The player reps were informed by the union that there is now an overwhelming probability that they will wind up in either Washington or Northern Virginia -- although there is still a small chance that baseball could opt to move the franchise to Las Vegas.

The players now believe Washington is the favorite, with Northern Virginia looming as a compromise choice if Orioles owner Peter Angelos attempts to block Washington's bid. Either way, the players were told that the union is very confident this is, finally, their last season in Montreal.

They also came away with the impression that San Juan, Puerto Rico, where the Expos have been playing a portion of their home schedule, and Monterrey, Mexico, also are no longer being seriously considered.

Relocation candidates such as Portland, Ore., and Norfolk, Va., were pictured as being extremely unlikely.

Players were not given a specific deadline for an announcement to be made, but it is expected to be sometime in August.

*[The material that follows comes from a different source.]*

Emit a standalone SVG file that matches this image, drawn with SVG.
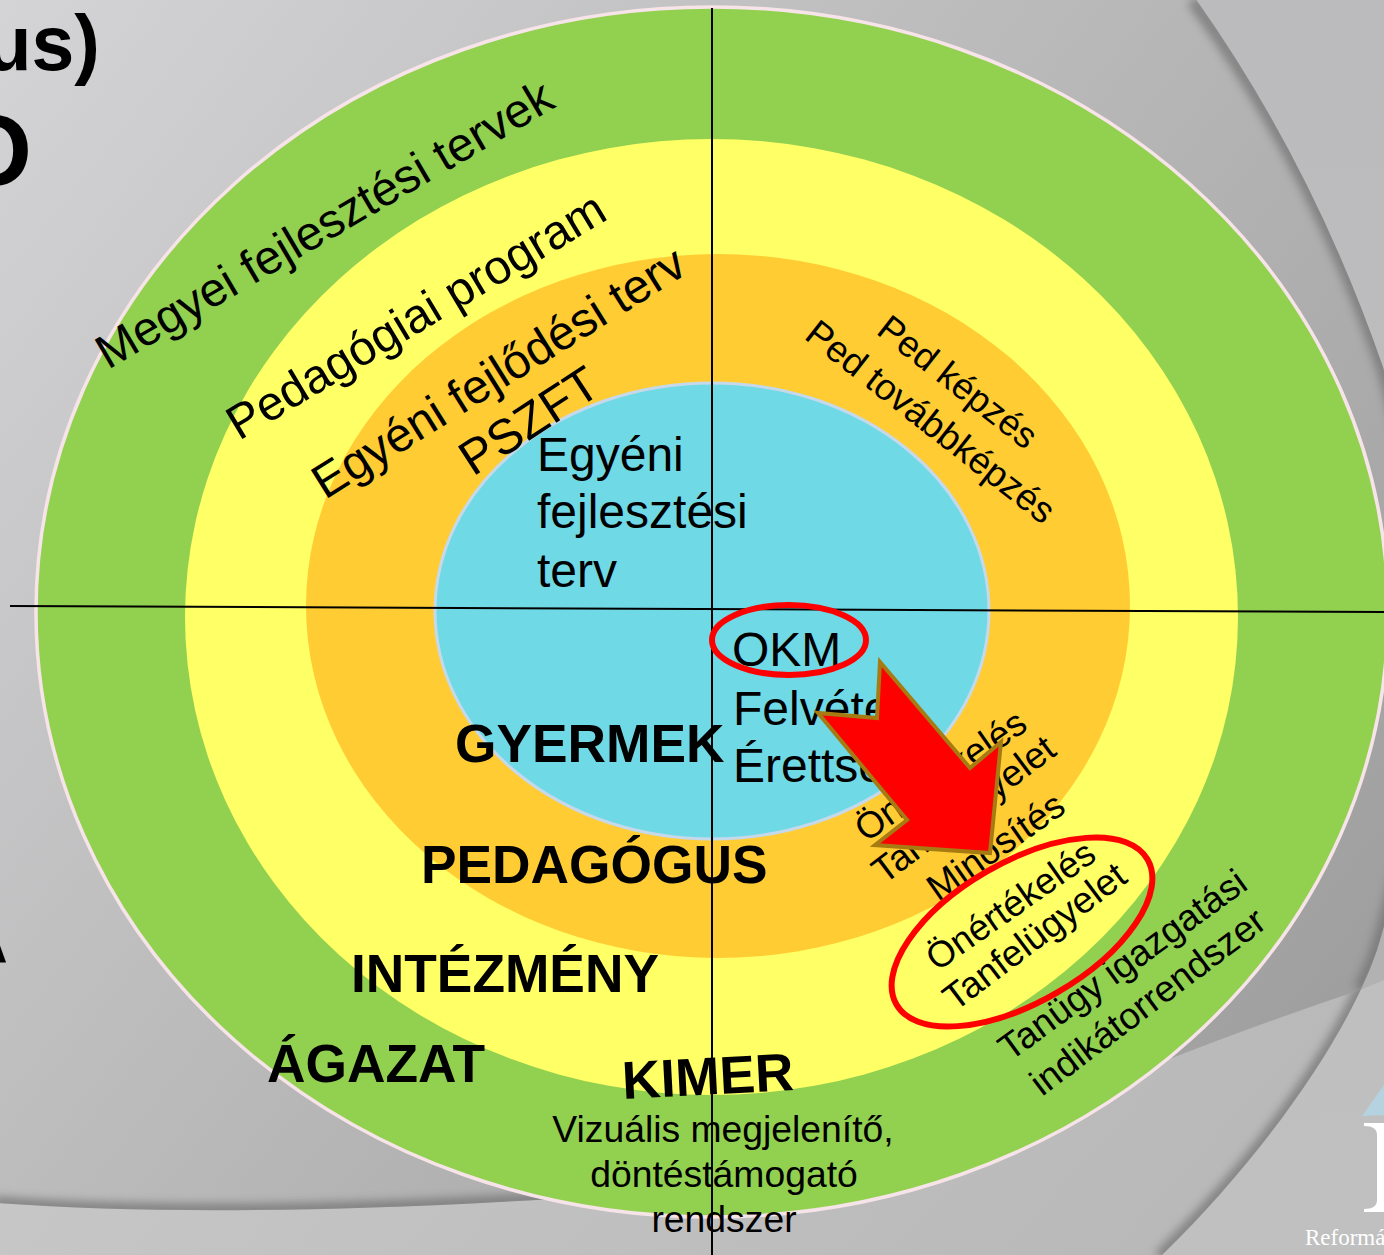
<svg xmlns="http://www.w3.org/2000/svg" width="1384" height="1255" viewBox="0 0 1384 1255">
<style>
text{font-family:"Liberation Sans",Arial,sans-serif;fill:#000}
.b{font-weight:bold}
.hi{fill:none;stroke:#f00;stroke-width:6}
.axis{stroke:#000;stroke-width:2;fill:none}
.shade{fill:none;stroke:#707070;stroke-width:14;filter:url(#blur);opacity:.7}
</style>
<defs>
<linearGradient id="gR" gradientUnits="userSpaceOnUse" x1="0" y1="0" x2="1384" y2="1255"><stop offset="0" stop-color="#d3d3d5"/><stop offset="1" stop-color="#b6b6b6"/></linearGradient>
<linearGradient id="gC" gradientUnits="userSpaceOnUse" x1="0" y1="0" x2="1384" y2="1100"><stop offset="0" stop-color="#d4d4d6"/><stop offset="1" stop-color="#9c9c9c"/></linearGradient>
<linearGradient id="gB" gradientUnits="userSpaceOnUse" x1="1300" y1="0" x2="1384" y2="1255"><stop offset="0" stop-color="#bbbbbd"/><stop offset="1" stop-color="#c0c0c0"/></linearGradient>
<filter id="blur" x="-10%" y="-10%" width="120%" height="120%"><feGaussianBlur stdDeviation="4"/></filter>
<clipPath id="cC"><path d="M-5-5H1193Q1312 162 1383 367C1440 560 1430 780 1377 950Q1370 970 1360 990Q1270 1020 1167 1060C950 1150 750 1190 500 1202Q200 1218 -5 1203Z"/></clipPath>
<clipPath id="cR"><path d="M-5-5H1193Q1312 162 1383 367C1440 560 1430 780 1377 950C1350 1030 1270 1150 1160 1257H-5Z"/></clipPath>
</defs>
<g id="background">
<rect width="1384" height="1255" fill="url(#gB)"/>
<path d="M1360 990Q1372 985 1384 980V925L1375 950Z" fill="#b2b2b2"/>
<path d="M-5-5H1193Q1312 162 1383 367C1440 560 1430 780 1377 950C1350 1030 1270 1150 1160 1257H-5Z" fill="url(#gR)"/>
<g clip-path="url(#cR)"><path class="shade" d="M1377 950C1350 1030 1270 1150 1160 1257"/></g>
<path d="M-5-5H1193Q1312 162 1383 367C1440 560 1430 780 1377 950Q1370 970 1360 990Q1270 1020 1167 1060C950 1150 750 1190 500 1202Q200 1218 -5 1203Z" fill="url(#gC)"/>
<g clip-path="url(#cC)"><path class="shade" d="M1193 0Q1312 162 1383 367C1440 560 1430 780 1377 950Q1370 970 1360 990"/><path class="shade" d="M850 1165Q680 1195 500 1202Q200 1218 -5 1203"/></g>
<path d="M1362 1116L1384 1085V1115Z" fill="#b5d2e0"/>
<path d="M1364 1123H1384V1212H1364V1209Q1377 1209 1377 1200V1135Q1377 1126 1364 1126Z" fill="#fff"/>
<text x="1305" y="1245" style="font-family:'Liberation Serif',serif;fill:#fff" font-size="23">Reformá</text>
<text x="100" y="70" class="b" font-size="77" text-anchor="end">us)</text>
<text x="32" y="185" class="b" font-size="100" text-anchor="end">O</text>
<text x="8" y="963" class="b" font-size="77" text-anchor="end">A</text>
</g>
<g id="ring-green"><ellipse cx="712" cy="612" rx="676" ry="605" fill="#92d050" stroke="#f7e4e8" stroke-width="3.500"/></g>
<g id="ring-yellow"><ellipse cx="711.500" cy="617" rx="526.500" ry="478" fill="#ffff66"/></g>
<g id="ring-orange"><ellipse cx="718" cy="606" rx="412" ry="352" fill="#ffcc33"/></g>
<g id="ring-blue"><ellipse cx="712" cy="611" rx="277" ry="228" fill="#70d9e6" stroke="#c6d9ea" stroke-width="3"/></g>
<g id="connectors"><path class="axis" d="M712 8V1255"/><path class="axis" d="M10 606L1384 612"/></g>
<g id="labels">
<text transform="translate(108 370) rotate(-30.400)" font-size="47.800">Megyei fejlesztési tervek</text>
<text transform="translate(239 441) rotate(-31)" font-size="48">Pedagógiai program</text>
<text transform="translate(325 500) rotate(-32)" font-size="48">Egyéni fejlődési terv</text>
<text transform="translate(473 477) rotate(-33)" font-size="49">PSZFT</text>
<text x="537" y="471" font-size="48">Egyéni</text>
<text x="537" y="528" font-size="48">fejlesztési</text>
<text x="537" y="587" font-size="48">terv</text>
<text transform="translate(875 333) rotate(38)" font-size="36.500">Ped képzés</text>
<text transform="translate(803 338) rotate(38)" font-size="37">Ped továbbképzés</text>
<text x="732" y="666" font-size="48">OKM</text>
<text x="733" y="725" font-size="48">Felvéte</text>
<text x="733" y="782" font-size="48">Érettsé</text>
<text transform="translate(866 843) rotate(-35)" font-size="37">Önértékelés</text>
<text transform="translate(884 885) rotate(-37)" font-size="37">Tanfelügyelet</text>
<text transform="translate(938 902) rotate(-35)" font-size="37">Minősítés</text>
<text transform="translate(937 972) rotate(-35)" font-size="36.500">Önértékelés</text>
<text transform="translate(955 1012) rotate(-37)" font-size="37">Tanfelügyelet</text>
<text transform="translate(1010 1062) rotate(-36)" font-size="37">Tanügy igazgatási</text>
<text transform="translate(1042 1097) rotate(-37)" font-size="37">indikátorrendszer</text>
<text x="455" y="762" class="b" font-size="53.300">GYERMEK</text>
<text x="421" y="883" class="b" font-size="53.300">PEDAGÓGUS</text>
<text x="351" y="992" class="b" font-size="53.300">INTÉZMÉNY</text>
<text x="267" y="1082" class="b" font-size="53.300">ÁGAZAT</text>
<text transform="translate(623 1099) rotate(-3)" class="b" font-size="53.300">KIMER</text>
<text x="723" y="1142" font-size="37.300" text-anchor="middle">Vizuális megjelenítő,</text>
<text x="724" y="1187" font-size="37.300" text-anchor="middle">döntéstámogató</text>
<text x="724" y="1232" font-size="37.300" text-anchor="middle">rendszer</text>
</g>
<g id="highlights">
<ellipse class="hi" cx="789" cy="640" rx="77" ry="35"/>
<ellipse class="hi" cx="1022" cy="932" rx="145" ry="70" transform="rotate(-30 1022 932)"/>
</g>
<g id="arrow"><path d="M880 662L970 768L1001 742L990 853L875 845L907 820L818 713L877 718Z" fill="#f00" stroke="#a67c12" stroke-width="4"/></g>
</svg>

Owners have a meeting scheduled in Philadelphia Aug. 18-19, which appears to be a new, though informal, target date for a decision.

Commissioner Bud Selig said last week that a decision would be announced "sometime this summer."

But for scheduling reasons, and to provide as much time as possible to refurbish RFK Stadium as a temporary home for either a Washington or Northern Virginia team, several sources have been predicting an announcement by mid-August.

Orza declined comment, other than to confirm he met with the Expos' player reps. Pat Courtney, a spokesman for Major League Baseball, said only that baseball is still in the midst of evaluating candidates, and that "no conclusions have been reached."

Senior writer Jayson Stark covers Major League Baseball for ESPN.com.